── DATA BLOCK

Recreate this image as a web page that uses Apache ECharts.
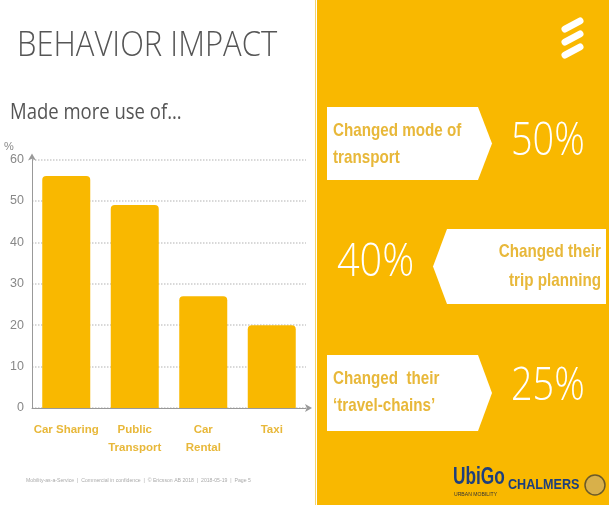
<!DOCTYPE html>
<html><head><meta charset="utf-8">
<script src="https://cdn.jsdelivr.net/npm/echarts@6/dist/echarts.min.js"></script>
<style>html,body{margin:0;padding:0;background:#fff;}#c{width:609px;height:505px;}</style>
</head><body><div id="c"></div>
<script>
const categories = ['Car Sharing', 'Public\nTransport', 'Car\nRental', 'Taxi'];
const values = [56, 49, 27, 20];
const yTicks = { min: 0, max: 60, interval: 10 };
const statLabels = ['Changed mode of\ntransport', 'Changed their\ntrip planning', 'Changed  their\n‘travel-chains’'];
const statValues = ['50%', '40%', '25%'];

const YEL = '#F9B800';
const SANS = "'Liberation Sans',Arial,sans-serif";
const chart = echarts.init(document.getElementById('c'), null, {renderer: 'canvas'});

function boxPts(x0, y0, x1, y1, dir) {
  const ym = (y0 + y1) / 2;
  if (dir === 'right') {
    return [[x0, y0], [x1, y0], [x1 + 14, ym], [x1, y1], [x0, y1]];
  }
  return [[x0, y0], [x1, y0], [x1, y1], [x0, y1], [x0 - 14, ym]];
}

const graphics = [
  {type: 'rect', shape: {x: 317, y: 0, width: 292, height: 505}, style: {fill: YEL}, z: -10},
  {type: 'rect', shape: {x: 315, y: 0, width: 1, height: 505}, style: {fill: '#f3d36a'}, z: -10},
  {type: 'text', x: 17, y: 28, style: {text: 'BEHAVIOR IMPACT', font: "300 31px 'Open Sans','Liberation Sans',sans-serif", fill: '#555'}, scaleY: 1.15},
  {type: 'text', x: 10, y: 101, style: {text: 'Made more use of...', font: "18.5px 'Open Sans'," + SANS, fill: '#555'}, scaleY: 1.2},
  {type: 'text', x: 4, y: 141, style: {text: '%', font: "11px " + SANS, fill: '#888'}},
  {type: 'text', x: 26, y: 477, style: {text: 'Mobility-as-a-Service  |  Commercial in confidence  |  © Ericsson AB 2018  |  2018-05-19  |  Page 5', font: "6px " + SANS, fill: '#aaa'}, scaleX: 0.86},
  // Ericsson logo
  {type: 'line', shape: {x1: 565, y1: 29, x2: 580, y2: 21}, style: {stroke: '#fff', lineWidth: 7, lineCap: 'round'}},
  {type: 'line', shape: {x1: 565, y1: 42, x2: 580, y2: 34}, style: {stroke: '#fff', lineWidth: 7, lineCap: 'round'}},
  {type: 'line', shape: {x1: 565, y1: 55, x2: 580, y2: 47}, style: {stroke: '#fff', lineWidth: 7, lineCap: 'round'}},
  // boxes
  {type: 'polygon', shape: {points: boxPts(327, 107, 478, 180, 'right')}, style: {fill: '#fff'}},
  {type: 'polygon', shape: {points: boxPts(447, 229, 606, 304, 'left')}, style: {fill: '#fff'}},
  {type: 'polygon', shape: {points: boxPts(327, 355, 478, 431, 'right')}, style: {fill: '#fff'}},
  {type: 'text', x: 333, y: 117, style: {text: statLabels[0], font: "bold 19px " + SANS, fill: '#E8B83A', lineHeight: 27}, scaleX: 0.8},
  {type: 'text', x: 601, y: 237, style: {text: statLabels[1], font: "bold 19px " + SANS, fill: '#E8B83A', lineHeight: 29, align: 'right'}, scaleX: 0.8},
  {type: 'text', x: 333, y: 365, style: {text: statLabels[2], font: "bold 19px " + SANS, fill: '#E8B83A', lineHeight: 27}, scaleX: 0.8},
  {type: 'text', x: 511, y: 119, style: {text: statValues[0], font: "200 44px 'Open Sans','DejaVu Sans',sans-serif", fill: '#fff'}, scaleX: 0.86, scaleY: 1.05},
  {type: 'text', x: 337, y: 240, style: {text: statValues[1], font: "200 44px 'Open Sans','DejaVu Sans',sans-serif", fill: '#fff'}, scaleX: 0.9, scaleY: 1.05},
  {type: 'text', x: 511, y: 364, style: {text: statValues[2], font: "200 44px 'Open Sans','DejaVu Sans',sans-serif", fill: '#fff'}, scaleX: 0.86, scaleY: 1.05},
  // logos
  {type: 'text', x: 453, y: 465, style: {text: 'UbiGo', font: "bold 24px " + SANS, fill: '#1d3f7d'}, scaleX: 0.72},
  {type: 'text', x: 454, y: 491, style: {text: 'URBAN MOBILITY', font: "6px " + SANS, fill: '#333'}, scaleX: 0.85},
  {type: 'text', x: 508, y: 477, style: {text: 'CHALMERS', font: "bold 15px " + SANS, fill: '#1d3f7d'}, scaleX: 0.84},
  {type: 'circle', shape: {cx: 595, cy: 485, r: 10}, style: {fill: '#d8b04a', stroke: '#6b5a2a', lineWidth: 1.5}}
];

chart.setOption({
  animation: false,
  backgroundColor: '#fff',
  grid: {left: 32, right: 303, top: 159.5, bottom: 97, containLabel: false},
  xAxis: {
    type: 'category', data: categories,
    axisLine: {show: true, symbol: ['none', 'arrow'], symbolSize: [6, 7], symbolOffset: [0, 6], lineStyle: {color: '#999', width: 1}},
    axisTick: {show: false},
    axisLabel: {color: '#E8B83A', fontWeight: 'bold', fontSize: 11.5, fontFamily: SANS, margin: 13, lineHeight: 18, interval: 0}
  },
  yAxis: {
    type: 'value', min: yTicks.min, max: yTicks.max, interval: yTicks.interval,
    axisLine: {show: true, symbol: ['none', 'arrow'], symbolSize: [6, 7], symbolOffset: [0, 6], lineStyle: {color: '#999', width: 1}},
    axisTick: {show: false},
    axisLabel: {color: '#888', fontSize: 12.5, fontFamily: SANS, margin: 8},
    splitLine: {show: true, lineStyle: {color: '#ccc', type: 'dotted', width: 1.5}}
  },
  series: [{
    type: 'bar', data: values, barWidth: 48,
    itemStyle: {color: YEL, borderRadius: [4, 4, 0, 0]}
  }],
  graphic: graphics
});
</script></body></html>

────

- **EXERCISE AIM**
Retype the listing exactly. Pictures do not belong in the copy.

- **SOLUTION TO THE EXERCISE**
Recreate this image as a web page that uses Apache ECharts.
<!DOCTYPE html>
<html><head><meta charset="utf-8">
<script src="https://cdn.jsdelivr.net/npm/echarts@6/dist/echarts.min.js"></script>
<style>html,body{margin:0;padding:0;background:#fff;}#c{width:609px;height:505px;}</style>
</head><body><div id="c"></div>
<script>
const categories = ['Car Sharing', 'Public\nTransport', 'Car\nRental', 'Taxi'];
const values = [56, 49, 27, 20];
const yTicks = { min: 0, max: 60, interval: 10 };
const statLabels = ['Changed mode of\ntransport', 'Changed their\ntrip planning', 'Changed  their\n‘travel-chains’'];
const statValues = ['50%', '40%', '25%'];

const YEL = '#F9B800';
const SANS = "'Liberation Sans',Arial,sans-serif";
const chart = echarts.init(document.getElementById('c'), null, {renderer: 'canvas'});

function boxPts(x0, y0, x1, y1, dir) {
  const ym = (y0 + y1) / 2;
  if (dir === 'right') {
    return [[x0, y0], [x1, y0], [x1 + 14, ym], [x1, y1], [x0, y1]];
  }
  return [[x0, y0], [x1, y0], [x1, y1], [x0, y1], [x0 - 14, ym]];
}

const graphics = [
  {type: 'rect', shape: {x: 317, y: 0, width: 292, height: 505}, style: {fill: YEL}, z: -10},
  {type: 'rect', shape: {x: 315, y: 0, width: 1, height: 505}, style: {fill: '#f3d36a'}, z: -10},
  {type: 'text', x: 17, y: 28, style: {text: 'BEHAVIOR IMPACT', font: "300 31px 'Open Sans','Liberation Sans',sans-serif", fill: '#555'}, scaleY: 1.15},
  {type: 'text', x: 10, y: 101, style: {text: 'Made more use of...', font: "18.5px 'Open Sans'," + SANS, fill: '#555'}, scaleY: 1.2},
  {type: 'text', x: 4, y: 141, style: {text: '%', font: "11px " + SANS, fill: '#888'}},
  {type: 'text', x: 26, y: 477, style: {text: 'Mobility-as-a-Service  |  Commercial in confidence  |  © Ericsson AB 2018  |  2018-05-19  |  Page 5', font: "6px " + SANS, fill: '#aaa'}, scaleX: 0.86},
  // Ericsson logo
  {type: 'line', shape: {x1: 565, y1: 29, x2: 580, y2: 21}, style: {stroke: '#fff', lineWidth: 7, lineCap: 'round'}},
  {type: 'line', shape: {x1: 565, y1: 42, x2: 580, y2: 34}, style: {stroke: '#fff', lineWidth: 7, lineCap: 'round'}},
  {type: 'line', shape: {x1: 565, y1: 55, x2: 580, y2: 47}, style: {stroke: '#fff', lineWidth: 7, lineCap: 'round'}},
  // boxes
  {type: 'polygon', shape: {points: boxPts(327, 107, 478, 180, 'right')}, style: {fill: '#fff'}},
  {type: 'polygon', shape: {points: boxPts(447, 229, 606, 304, 'left')}, style: {fill: '#fff'}},
  {type: 'polygon', shape: {points: boxPts(327, 355, 478, 431, 'right')}, style: {fill: '#fff'}},
  {type: 'text', x: 333, y: 117, style: {text: statLabels[0], font: "bold 19px " + SANS, fill: '#E8B83A', lineHeight: 27}, scaleX: 0.8},
  {type: 'text', x: 601, y: 237, style: {text: statLabels[1], font: "bold 19px " + SANS, fill: '#E8B83A', lineHeight: 29, align: 'right'}, scaleX: 0.8},
  {type: 'text', x: 333, y: 365, style: {text: statLabels[2], font: "bold 19px " + SANS, fill: '#E8B83A', lineHeight: 27}, scaleX: 0.8},
  {type: 'text', x: 511, y: 119, style: {text: statValues[0], font: "200 44px 'Open Sans','DejaVu Sans',sans-serif", fill: '#fff'}, scaleX: 0.86, scaleY: 1.05},
  {type: 'text', x: 337, y: 240, style: {text: statValues[1], font: "200 44px 'Open Sans','DejaVu Sans',sans-serif", fill: '#fff'}, scaleX: 0.9, scaleY: 1.05},
  {type: 'text', x: 511, y: 364, style: {text: statValues[2], font: "200 44px 'Open Sans','DejaVu Sans',sans-serif", fill: '#fff'}, scaleX: 0.86, scaleY: 1.05},
  // logos
  {type: 'text', x: 453, y: 465, style: {text: 'UbiGo', font: "bold 24px " + SANS, fill: '#1d3f7d'}, scaleX: 0.72},
  {type: 'text', x: 454, y: 491, style: {text: 'URBAN MOBILITY', font: "6px " + SANS, fill: '#333'}, scaleX: 0.85},
  {type: 'text', x: 508, y: 477, style: {text: 'CHALMERS', font: "bold 15px " + SANS, fill: '#1d3f7d'}, scaleX: 0.84},
  {type: 'circle', shape: {cx: 595, cy: 485, r: 10}, style: {fill: '#d8b04a', stroke: '#6b5a2a', lineWidth: 1.5}}
];

chart.setOption({
  animation: false,
  backgroundColor: '#fff',
  grid: {left: 32, right: 303, top: 159.5, bottom: 97, containLabel: false},
  xAxis: {
    type: 'category', data: categories,
    axisLine: {show: true, symbol: ['none', 'arrow'], symbolSize: [6, 7], symbolOffset: [0, 6], lineStyle: {color: '#999', width: 1}},
    axisTick: {show: false},
    axisLabel: {color: '#E8B83A', fontWeight: 'bold', fontSize: 11.5, fontFamily: SANS, margin: 13, lineHeight: 18, interval: 0}
  },
  yAxis: {
    type: 'value', min: yTicks.min, max: yTicks.max, interval: yTicks.interval,
    axisLine: {show: true, symbol: ['none', 'arrow'], symbolSize: [6, 7], symbolOffset: [0, 6], lineStyle: {color: '#999', width: 1}},
    axisTick: {show: false},
    axisLabel: {color: '#888', fontSize: 12.5, fontFamily: SANS, margin: 8},
    splitLine: {show: true, lineStyle: {color: '#ccc', type: 'dotted', width: 1.5}}
  },
  series: [{
    type: 'bar', data: values, barWidth: 48,
    itemStyle: {color: YEL, borderRadius: [4, 4, 0, 0]}
  }],
  graphic: graphics
});
</script></body></html>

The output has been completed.